August and Lentit came from the Patriotic Alliance when the party merged with the DA a few years ago.

On Monday, the ANC described Lentit’s resignation as a sign of divisions in the party.

“The DA is in much deeper trouble than it is prepared to admit."

“The cracks are becoming dongas and the party remains on the course of a slippery slope. The illusion that the DA offers any hope to South Africa and the harsh realities of having no alternative policy or position is catching up with it,” said party leader Khaya Magaxa.

“Lentit’s sudden resignation is the first vote of no confidence in Madikizela and his abilities, even if he is backed by his puppet master Premier Helen Zille and other DA overlords,” he added.

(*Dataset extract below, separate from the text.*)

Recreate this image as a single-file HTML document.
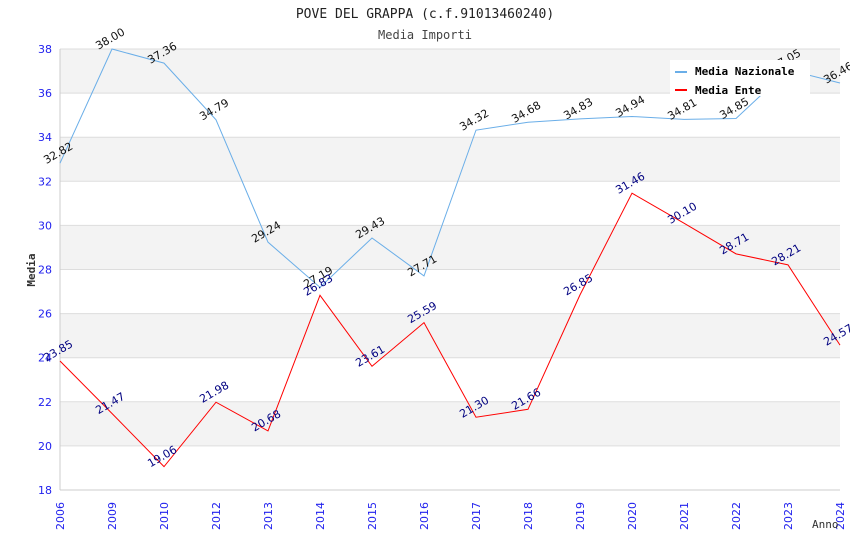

However, in his resignation letter, addressed to the speaker of the provincial parliament Sharna Fernandez, Lentit makes no mention of the allegations made by the ANC.

“After careful thought and consideration, I have concluded that my time at the legislature has come to an end. I have been offered an opportunity that I believe will enrich my long-term career and family goals,” the letter says.

His career in opposition politics started in 2003, when “I joined my political mother, Patricia de Lille, in the Independent Democrats”, he said in the letter.

Earlier this month De Lille suddenly relinquished her position as DA provincial leader.

This came soon after another of her close allies, DA Cape Metro chair Shaun August, alongside City of Cape Town councillor Matthew Kempthorne, were found guilty by the party for not following procurement rules when T-shirts were acquired ahead of last year’s local government elections.

In his resignation letter, Lentit said: “After careful thought and consideration, I have concluded that my time at the Provincial Parliament has come to an end. I have been offered an opportunity that I believe will help me reach my long-term career and family goals”.

Called for comment, he said he would remain a member of the DA, and would help the party towards the 2019 general elections, but that his focus would now be on the retail and property development sector where he had worked prior to his foray into politics in 2003.